One day I was sitting outside staring at our old patio table.  Like a lot of things in our home the table was rescued from the trash heap.  It was given to us when my mom moved from a house into an apartment.  It worked out great for us, because at the time all we had was a plastic patio table that had seen better days.  I would go to department stores and pine over all the elaborate outdoor furniture.  Fancy Fire pits, gazebo’s etc. OK so I am a bit of a dreamer, since there was no way I could afford any of it!  Of course that didn’t stop yours truly from stealing a good idea or two from my window shopping and making my own “shabby shiek” version.  I had some left over mosaic tiles so I thought I would add a little “bling” to the table’s edges.  If you are really an adventurous type, you could actually add the tiles to the whole table.  For the job I used a Grout and adhesive in one. There are varying opinions on the internet regarding the use of this product and whether it works as well as grout and adhesive do independently.   I find that it has worked well for the smaller tile projects I have  completed.  The table has been out in all weather conditions and I have not lost one tile so I find that the combo product has held up pretty well.  I used small mosaic tiles along with decorative glass marbles I purchased at  dollar tree.  I think this small change gave the table a lot more character.  Also, another money saving tip:  If you want to save money on a table umbrella, the beach umbrella’s work just as well and are $10-$20 (and even more in some cases) less than the actual table umbrella’s.

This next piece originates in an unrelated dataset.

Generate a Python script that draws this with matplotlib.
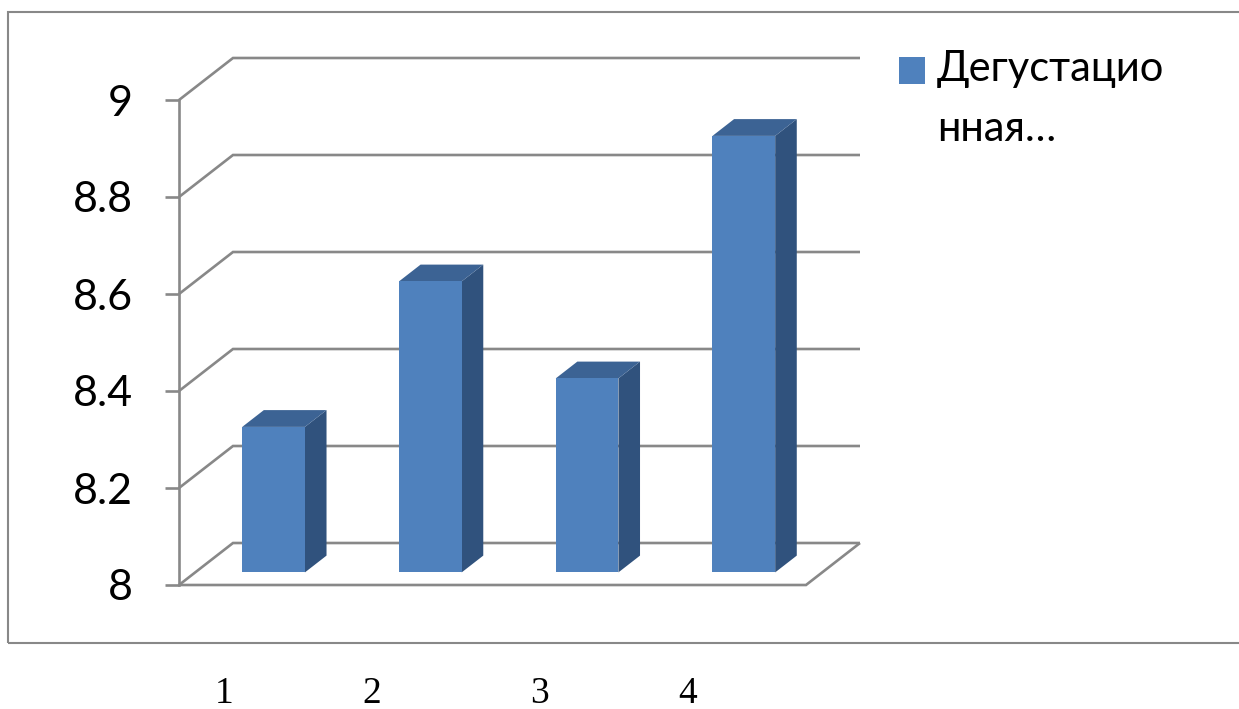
import matplotlib
matplotlib.use('Agg')
import matplotlib.pyplot as plt
from matplotlib.patches import Polygon, Rectangle
from matplotlib.transforms import IdentityTransform

categories = [1, 2, 3, 4]
values = [8.3, 8.6, 8.4, 8.9]
yticks = [8, 8.2, 8.4, 8.6, 8.8, 9]
ytick_labels = ['8', '8.2', '8.4', '8.6', '8.8', '9']
xlabels = ['1', '2', '3', '4']
legend_label = 'Дегустацио\nнная…'

GRAY = '#888888'
FRONT = '#4F81BD'
SIDE = '#30527D'
TOP = '#3C6394'
DX, DY = 54, 42          # full depth offset of the 3D wall, pixels
Z0, Z1 = 0.30, 0.70      # depth of bars (front, back)
W = 0.40                 # bar width, category units

fig = plt.figure(figsize=(12.39, 7.09), dpi=100)
W_PX, H_PX = 1239, 709
ax = fig.add_axes([179 / W_PX, (H_PX - 585) / H_PX, (806 - 179) / W_PX, (585 - 100) / H_PX])
ax.set_xlim(0.5, 4.5)
ax.set_ylim(8, 9)
for s in ['top', 'right', 'bottom']:
    ax.spines[s].set_visible(False)
ax.spines['left'].set_color(GRAY)
ax.spines['left'].set_linewidth(1.9)
ax.set_xticks([])
ax.set_yticks(yticks)
ax.set_yticklabels(ytick_labels, fontsize=31, family=['Lato', 'DejaVu Sans'])
ax.tick_params(axis='y', length=10, width=1.9, color=GRAY, pad=23)
ax.patch.set_visible(False)


def proj(x, y, z):
    px, py = ax.transData.transform((x, y))
    return px + DX * z, py + DY * z


def poly(pts, color, zorder, fill=True):
    p = Polygon([proj(*q) for q in pts], closed=fill, fill=fill,
                facecolor=color if fill else 'none', edgecolor=color if not fill else 'none',
                linewidth=1.9 if not fill else 0, transform=IdentityTransform(),
                clip_on=False, zorder=zorder, joinstyle='miter')
    fig.patches.append(p)


x0, x1 = 0.5, 4.5
# back wall gridlines with side wall diagonals
for v in yticks:
    poly([(x0, v, 0), (x0, v, 1), (x1, v, 1)], GRAY, 1, fill=False)
# floor front edge
poly([(x0, 8, 0), (x1, 8, 0), (x1, 8, 1)], GRAY, 1, fill=False)

# bars
for c, v in zip(categories, values):
    l, r = c - W / 2, c + W / 2
    poly([(r, 8, Z0), (r, 8, Z1), (r, v, Z1), (r, v, Z0)], SIDE, 3)
    poly([(l, v, Z0), (r, v, Z0), (r, v, Z1), (l, v, Z1)], TOP, 3)
    poly([(l, 8, Z0), (r, 8, Z0), (r, v, Z0), (l, v, Z0)], FRONT, 4)

# chart border
fig.patches.append(Rectangle((8 / W_PX, (H_PX - 643) / H_PX), 1.0, (643 - 12) / H_PX,
                             transform=fig.transFigure, fill=False, edgecolor=GRAY,
                             linewidth=1.5, clip_on=False))

# legend
fig.patches.append(Rectangle((899 / W_PX, (H_PX - 84) / H_PX), 26 / W_PX, 27 / H_PX,
                             transform=fig.transFigure, facecolor=FRONT, edgecolor='none'))
fig.text(937 / W_PX, (H_PX - 50) / H_PX, legend_label, fontsize=30, va='top', ha='left',
         family=['Lato', 'DejaVu Sans'], linespacing=1.72)

# category labels below the chart
for x, t in zip([224, 372, 540, 688], xlabels):
    fig.text(x / W_PX, (H_PX - 694) / H_PX, t, fontsize=27, ha='center', va='center',
             family=['Liberation Serif', 'DejaVu Serif'])

fig.savefig('out.png', dpi=100)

I may not be able to afford that fancy gazebo, but through some ingenuity I can have my own little backyard oasis at a discount!

Tiled outdoor table

Beach umbrella VS Table Umbrella save money!

Necessity, The Mother of Invention-using left over tile to create a counter top cutting board/hot plate

They say necessity is the mother of invention.  When it comes to home improvement, sometimes you are forced to think outside the box, as was with the case of our burned kitchen counter top.  When we moved into our home about 7 years ago, our house was in need of some major TLC.  Up until that point the house was more like a college dorm than a family home.  The young man we purchased the home from had moved out to California, and he was letting his friends rent the home from him while he worked on selling it.  Needless to say, they did more damage while they were there, than good.  My husband and I were on a strict budget.  Most of the issues in the home were minor, but irritated us regardless.  One of those “annoyances” involved our kitchen counter top.  Their was a huge, highly visible burn mark right in the middle of the laminate counter top.  My husband and I could not afford to put in replacement counter tops, so for a while I simply used Velcro to fasten a small wooden cutting board to cover the ghastly burn mark, but I needed to come up with a more permanent solution.  My neighbor, god bless him, gave me some left over tile he had from a project he had just completed.  I used most of it for a  backsplash .  While putting up the back splash, I came up with a cost effective solution to our burned counter top problem.  I used the extra tiles to create a ceramic cutting board/ hot plate and matched it to the back splash.  I purchased a combination tile adhesive/grout which works great and is easy to use.  I took the tile and adhered them to the counter top using the adhesive and grout.  I then used the same adhesive and grout in one product  to seal over top and fill in the spaces between the tiles.  I used the smaller mosaic tiles to frame and add some color.  The result was something I could live with and it saved me hundreds of dollars in costs to have the counter top replaced.  I thought I would share this for those like us on a budget, but looking for inexpensive solutions to home improvement problems.  Almost 7 years later we still use the space as a hot plate and cutting board and replacing the counter tops became less of a priority on our to do list!